◆ DATA SHOWN
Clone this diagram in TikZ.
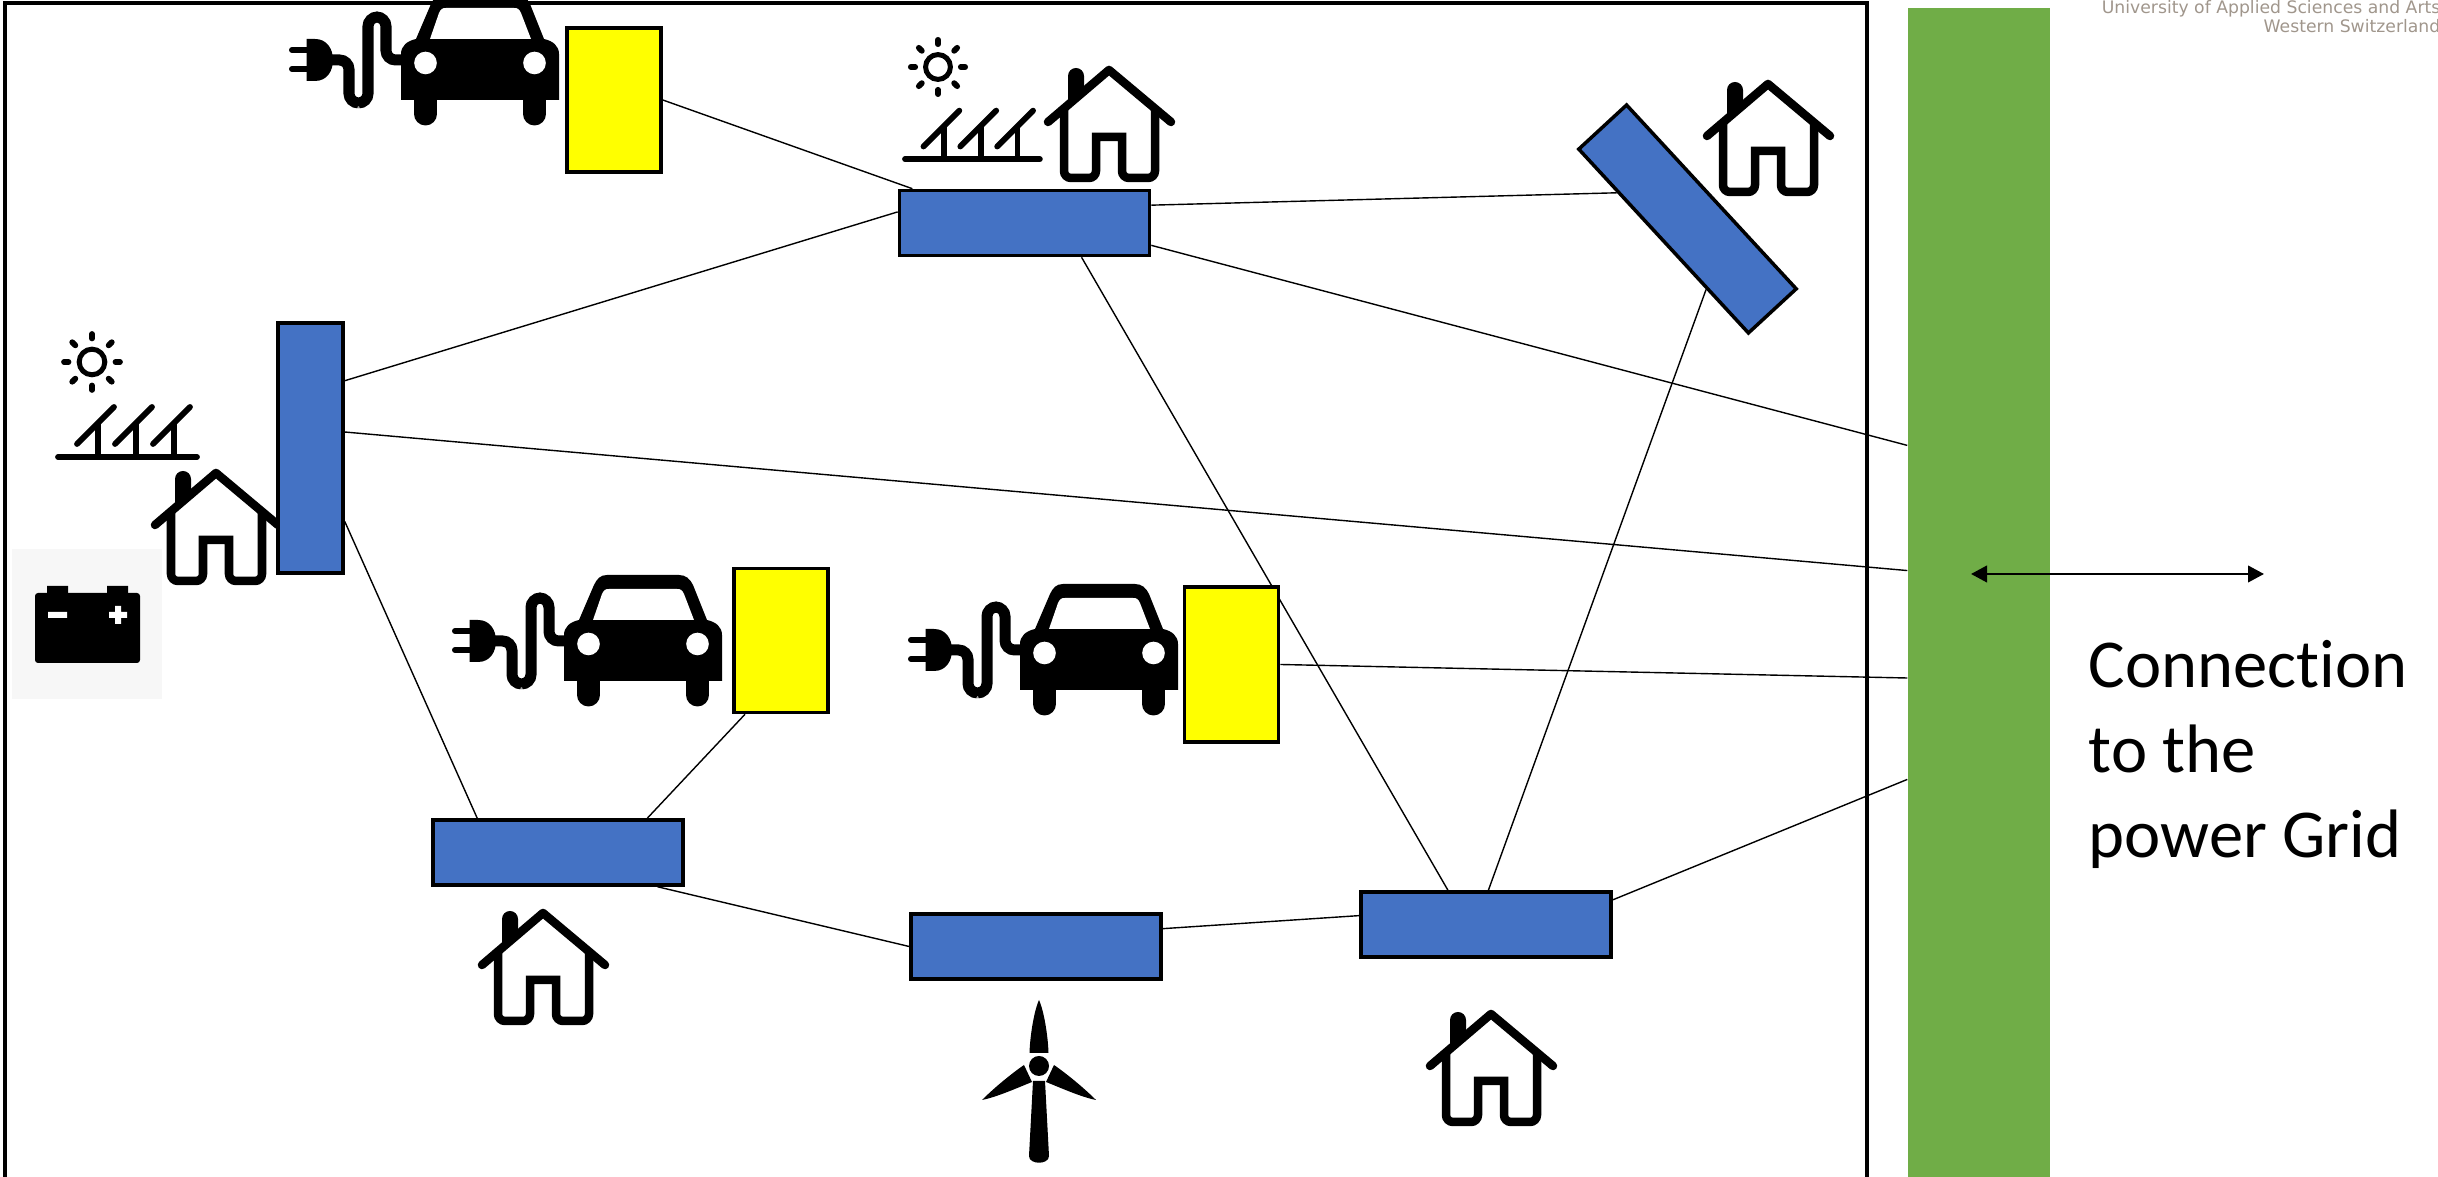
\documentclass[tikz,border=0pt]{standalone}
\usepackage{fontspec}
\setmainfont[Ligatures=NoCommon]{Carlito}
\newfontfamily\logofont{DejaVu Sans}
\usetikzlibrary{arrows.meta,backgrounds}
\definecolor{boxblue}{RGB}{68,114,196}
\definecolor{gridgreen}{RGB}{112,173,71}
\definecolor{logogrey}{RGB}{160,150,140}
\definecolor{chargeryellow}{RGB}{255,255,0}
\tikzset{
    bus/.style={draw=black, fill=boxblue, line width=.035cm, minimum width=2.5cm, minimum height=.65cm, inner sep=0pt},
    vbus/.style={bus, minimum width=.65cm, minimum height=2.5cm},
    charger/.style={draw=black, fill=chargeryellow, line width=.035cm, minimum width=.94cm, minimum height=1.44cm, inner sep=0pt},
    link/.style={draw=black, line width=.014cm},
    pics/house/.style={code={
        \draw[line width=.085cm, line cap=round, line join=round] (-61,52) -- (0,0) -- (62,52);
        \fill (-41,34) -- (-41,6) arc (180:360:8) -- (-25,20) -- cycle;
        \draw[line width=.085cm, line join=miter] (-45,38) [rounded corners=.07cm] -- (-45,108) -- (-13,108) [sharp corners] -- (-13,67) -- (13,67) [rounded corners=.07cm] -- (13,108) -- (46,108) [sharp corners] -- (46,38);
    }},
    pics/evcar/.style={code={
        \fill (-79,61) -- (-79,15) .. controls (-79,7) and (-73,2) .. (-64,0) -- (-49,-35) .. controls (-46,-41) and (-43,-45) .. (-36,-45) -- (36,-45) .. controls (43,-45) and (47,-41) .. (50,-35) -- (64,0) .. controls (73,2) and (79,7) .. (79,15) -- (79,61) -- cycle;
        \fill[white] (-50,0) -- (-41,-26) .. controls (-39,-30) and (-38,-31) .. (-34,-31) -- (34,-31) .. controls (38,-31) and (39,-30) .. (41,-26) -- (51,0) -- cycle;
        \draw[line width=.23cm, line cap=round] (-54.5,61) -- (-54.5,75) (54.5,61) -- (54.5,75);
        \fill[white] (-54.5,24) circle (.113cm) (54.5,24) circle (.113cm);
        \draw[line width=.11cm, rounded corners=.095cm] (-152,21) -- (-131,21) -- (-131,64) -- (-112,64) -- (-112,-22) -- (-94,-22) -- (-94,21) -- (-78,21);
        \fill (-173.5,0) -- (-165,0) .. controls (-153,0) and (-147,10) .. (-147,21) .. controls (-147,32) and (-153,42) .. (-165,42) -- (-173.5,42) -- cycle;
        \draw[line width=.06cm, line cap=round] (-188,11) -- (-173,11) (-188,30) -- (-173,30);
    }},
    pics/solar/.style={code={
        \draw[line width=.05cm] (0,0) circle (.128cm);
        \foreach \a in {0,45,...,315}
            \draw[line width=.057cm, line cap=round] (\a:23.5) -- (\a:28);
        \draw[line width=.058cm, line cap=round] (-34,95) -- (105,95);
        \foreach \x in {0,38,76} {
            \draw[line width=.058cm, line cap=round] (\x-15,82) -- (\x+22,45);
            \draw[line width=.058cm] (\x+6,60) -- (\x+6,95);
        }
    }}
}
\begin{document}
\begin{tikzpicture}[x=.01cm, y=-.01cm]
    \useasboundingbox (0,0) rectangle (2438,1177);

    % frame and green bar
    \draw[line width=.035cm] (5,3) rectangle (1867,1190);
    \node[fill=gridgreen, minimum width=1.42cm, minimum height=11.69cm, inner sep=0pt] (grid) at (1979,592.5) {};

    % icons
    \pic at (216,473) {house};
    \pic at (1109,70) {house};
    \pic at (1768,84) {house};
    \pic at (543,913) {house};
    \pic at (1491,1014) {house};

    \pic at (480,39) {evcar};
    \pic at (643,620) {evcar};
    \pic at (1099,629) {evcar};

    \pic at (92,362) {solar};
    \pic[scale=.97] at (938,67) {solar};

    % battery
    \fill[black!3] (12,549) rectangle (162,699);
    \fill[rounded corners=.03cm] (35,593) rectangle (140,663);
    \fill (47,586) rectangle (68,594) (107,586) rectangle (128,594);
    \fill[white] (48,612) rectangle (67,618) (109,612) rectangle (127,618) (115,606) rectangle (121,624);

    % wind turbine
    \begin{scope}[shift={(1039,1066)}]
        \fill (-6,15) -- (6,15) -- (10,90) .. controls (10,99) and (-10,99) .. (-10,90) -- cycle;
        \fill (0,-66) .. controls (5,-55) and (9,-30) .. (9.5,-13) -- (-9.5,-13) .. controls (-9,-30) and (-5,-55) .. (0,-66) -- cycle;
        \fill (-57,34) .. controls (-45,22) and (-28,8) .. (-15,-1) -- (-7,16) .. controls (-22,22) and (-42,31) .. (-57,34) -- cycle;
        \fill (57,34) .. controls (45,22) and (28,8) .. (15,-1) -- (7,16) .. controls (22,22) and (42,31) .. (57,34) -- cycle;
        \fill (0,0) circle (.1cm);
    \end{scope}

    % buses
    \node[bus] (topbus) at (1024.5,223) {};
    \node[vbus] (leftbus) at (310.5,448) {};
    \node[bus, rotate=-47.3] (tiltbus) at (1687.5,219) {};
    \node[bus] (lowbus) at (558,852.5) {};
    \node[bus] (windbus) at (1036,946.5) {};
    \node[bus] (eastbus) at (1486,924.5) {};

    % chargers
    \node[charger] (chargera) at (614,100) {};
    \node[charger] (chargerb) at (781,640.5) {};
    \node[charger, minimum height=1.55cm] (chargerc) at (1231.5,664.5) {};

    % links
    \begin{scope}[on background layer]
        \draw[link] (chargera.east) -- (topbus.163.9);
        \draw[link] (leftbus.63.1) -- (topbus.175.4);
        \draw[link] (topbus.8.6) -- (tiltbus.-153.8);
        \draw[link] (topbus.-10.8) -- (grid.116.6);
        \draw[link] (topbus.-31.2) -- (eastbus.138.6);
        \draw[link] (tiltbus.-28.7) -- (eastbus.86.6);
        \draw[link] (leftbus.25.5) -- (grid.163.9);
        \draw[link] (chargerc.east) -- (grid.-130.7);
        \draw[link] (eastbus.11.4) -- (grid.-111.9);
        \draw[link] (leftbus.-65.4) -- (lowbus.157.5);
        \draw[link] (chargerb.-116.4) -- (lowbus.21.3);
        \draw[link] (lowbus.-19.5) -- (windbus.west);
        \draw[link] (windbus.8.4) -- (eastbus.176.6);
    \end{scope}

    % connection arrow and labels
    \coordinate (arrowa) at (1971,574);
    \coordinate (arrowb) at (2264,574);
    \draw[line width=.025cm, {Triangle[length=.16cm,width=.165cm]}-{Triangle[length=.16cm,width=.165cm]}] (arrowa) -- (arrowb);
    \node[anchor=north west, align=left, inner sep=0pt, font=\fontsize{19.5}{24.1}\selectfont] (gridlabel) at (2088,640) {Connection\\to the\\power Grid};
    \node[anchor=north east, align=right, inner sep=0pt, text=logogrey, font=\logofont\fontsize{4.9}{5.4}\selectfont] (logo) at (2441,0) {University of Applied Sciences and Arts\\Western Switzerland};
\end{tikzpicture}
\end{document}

◆ DIRECTION
Go through the data above and transcribe it in full, omitting any image.

◆ SOLUTION
Clone this diagram in TikZ.
\documentclass[tikz,border=0pt]{standalone}
\usepackage{fontspec}
\setmainfont[Ligatures=NoCommon]{Carlito}
\newfontfamily\logofont{DejaVu Sans}
\usetikzlibrary{arrows.meta,backgrounds}
\definecolor{boxblue}{RGB}{68,114,196}
\definecolor{gridgreen}{RGB}{112,173,71}
\definecolor{logogrey}{RGB}{160,150,140}
\definecolor{chargeryellow}{RGB}{255,255,0}
\tikzset{
    bus/.style={draw=black, fill=boxblue, line width=.035cm, minimum width=2.5cm, minimum height=.65cm, inner sep=0pt},
    vbus/.style={bus, minimum width=.65cm, minimum height=2.5cm},
    charger/.style={draw=black, fill=chargeryellow, line width=.035cm, minimum width=.94cm, minimum height=1.44cm, inner sep=0pt},
    link/.style={draw=black, line width=.014cm},
    pics/house/.style={code={
        \draw[line width=.085cm, line cap=round, line join=round] (-61,52) -- (0,0) -- (62,52);
        \fill (-41,34) -- (-41,6) arc (180:360:8) -- (-25,20) -- cycle;
        \draw[line width=.085cm, line join=miter] (-45,38) [rounded corners=.07cm] -- (-45,108) -- (-13,108) [sharp corners] -- (-13,67) -- (13,67) [rounded corners=.07cm] -- (13,108) -- (46,108) [sharp corners] -- (46,38);
    }},
    pics/evcar/.style={code={
        \fill (-79,61) -- (-79,15) .. controls (-79,7) and (-73,2) .. (-64,0) -- (-49,-35) .. controls (-46,-41) and (-43,-45) .. (-36,-45) -- (36,-45) .. controls (43,-45) and (47,-41) .. (50,-35) -- (64,0) .. controls (73,2) and (79,7) .. (79,15) -- (79,61) -- cycle;
        \fill[white] (-50,0) -- (-41,-26) .. controls (-39,-30) and (-38,-31) .. (-34,-31) -- (34,-31) .. controls (38,-31) and (39,-30) .. (41,-26) -- (51,0) -- cycle;
        \draw[line width=.23cm, line cap=round] (-54.5,61) -- (-54.5,75) (54.5,61) -- (54.5,75);
        \fill[white] (-54.5,24) circle (.113cm) (54.5,24) circle (.113cm);
        \draw[line width=.11cm, rounded corners=.095cm] (-152,21) -- (-131,21) -- (-131,64) -- (-112,64) -- (-112,-22) -- (-94,-22) -- (-94,21) -- (-78,21);
        \fill (-173.5,0) -- (-165,0) .. controls (-153,0) and (-147,10) .. (-147,21) .. controls (-147,32) and (-153,42) .. (-165,42) -- (-173.5,42) -- cycle;
        \draw[line width=.06cm, line cap=round] (-188,11) -- (-173,11) (-188,30) -- (-173,30);
    }},
    pics/solar/.style={code={
        \draw[line width=.05cm] (0,0) circle (.128cm);
        \foreach \a in {0,45,...,315}
            \draw[line width=.057cm, line cap=round] (\a:23.5) -- (\a:28);
        \draw[line width=.058cm, line cap=round] (-34,95) -- (105,95);
        \foreach \x in {0,38,76} {
            \draw[line width=.058cm, line cap=round] (\x-15,82) -- (\x+22,45);
            \draw[line width=.058cm] (\x+6,60) -- (\x+6,95);
        }
    }}
}
\begin{document}
\begin{tikzpicture}[x=.01cm, y=-.01cm]
    \useasboundingbox (0,0) rectangle (2438,1177);

    % frame and green bar
    \draw[line width=.035cm] (5,3) rectangle (1867,1190);
    \node[fill=gridgreen, minimum width=1.42cm, minimum height=11.69cm, inner sep=0pt] (grid) at (1979,592.5) {};

    % icons
    \pic at (216,473) {house};
    \pic at (1109,70) {house};
    \pic at (1768,84) {house};
    \pic at (543,913) {house};
    \pic at (1491,1014) {house};

    \pic at (480,39) {evcar};
    \pic at (643,620) {evcar};
    \pic at (1099,629) {evcar};

    \pic at (92,362) {solar};
    \pic[scale=.97] at (938,67) {solar};

    % battery
    \fill[black!3] (12,549) rectangle (162,699);
    \fill[rounded corners=.03cm] (35,593) rectangle (140,663);
    \fill (47,586) rectangle (68,594) (107,586) rectangle (128,594);
    \fill[white] (48,612) rectangle (67,618) (109,612) rectangle (127,618) (115,606) rectangle (121,624);

    % wind turbine
    \begin{scope}[shift={(1039,1066)}]
        \fill (-6,15) -- (6,15) -- (10,90) .. controls (10,99) and (-10,99) .. (-10,90) -- cycle;
        \fill (0,-66) .. controls (5,-55) and (9,-30) .. (9.5,-13) -- (-9.5,-13) .. controls (-9,-30) and (-5,-55) .. (0,-66) -- cycle;
        \fill (-57,34) .. controls (-45,22) and (-28,8) .. (-15,-1) -- (-7,16) .. controls (-22,22) and (-42,31) .. (-57,34) -- cycle;
        \fill (57,34) .. controls (45,22) and (28,8) .. (15,-1) -- (7,16) .. controls (22,22) and (42,31) .. (57,34) -- cycle;
        \fill (0,0) circle (.1cm);
    \end{scope}

    % buses
    \node[bus] (topbus) at (1024.5,223) {};
    \node[vbus] (leftbus) at (310.5,448) {};
    \node[bus, rotate=-47.3] (tiltbus) at (1687.5,219) {};
    \node[bus] (lowbus) at (558,852.5) {};
    \node[bus] (windbus) at (1036,946.5) {};
    \node[bus] (eastbus) at (1486,924.5) {};

    % chargers
    \node[charger] (chargera) at (614,100) {};
    \node[charger] (chargerb) at (781,640.5) {};
    \node[charger, minimum height=1.55cm] (chargerc) at (1231.5,664.5) {};

    % links
    \begin{scope}[on background layer]
        \draw[link] (chargera.east) -- (topbus.163.9);
        \draw[link] (leftbus.63.1) -- (topbus.175.4);
        \draw[link] (topbus.8.6) -- (tiltbus.-153.8);
        \draw[link] (topbus.-10.8) -- (grid.116.6);
        \draw[link] (topbus.-31.2) -- (eastbus.138.6);
        \draw[link] (tiltbus.-28.7) -- (eastbus.86.6);
        \draw[link] (leftbus.25.5) -- (grid.163.9);
        \draw[link] (chargerc.east) -- (grid.-130.7);
        \draw[link] (eastbus.11.4) -- (grid.-111.9);
        \draw[link] (leftbus.-65.4) -- (lowbus.157.5);
        \draw[link] (chargerb.-116.4) -- (lowbus.21.3);
        \draw[link] (lowbus.-19.5) -- (windbus.west);
        \draw[link] (windbus.8.4) -- (eastbus.176.6);
    \end{scope}

    % connection arrow and labels
    \coordinate (arrowa) at (1971,574);
    \coordinate (arrowb) at (2264,574);
    \draw[line width=.025cm, {Triangle[length=.16cm,width=.165cm]}-{Triangle[length=.16cm,width=.165cm]}] (arrowa) -- (arrowb);
    \node[anchor=north west, align=left, inner sep=0pt, font=\fontsize{19.5}{24.1}\selectfont] (gridlabel) at (2088,640) {Connection\\to the\\power Grid};
    \node[anchor=north east, align=right, inner sep=0pt, text=logogrey, font=\logofont\fontsize{4.9}{5.4}\selectfont] (logo) at (2441,0) {University of Applied Sciences and Arts\\Western Switzerland};
\end{tikzpicture}
\end{document}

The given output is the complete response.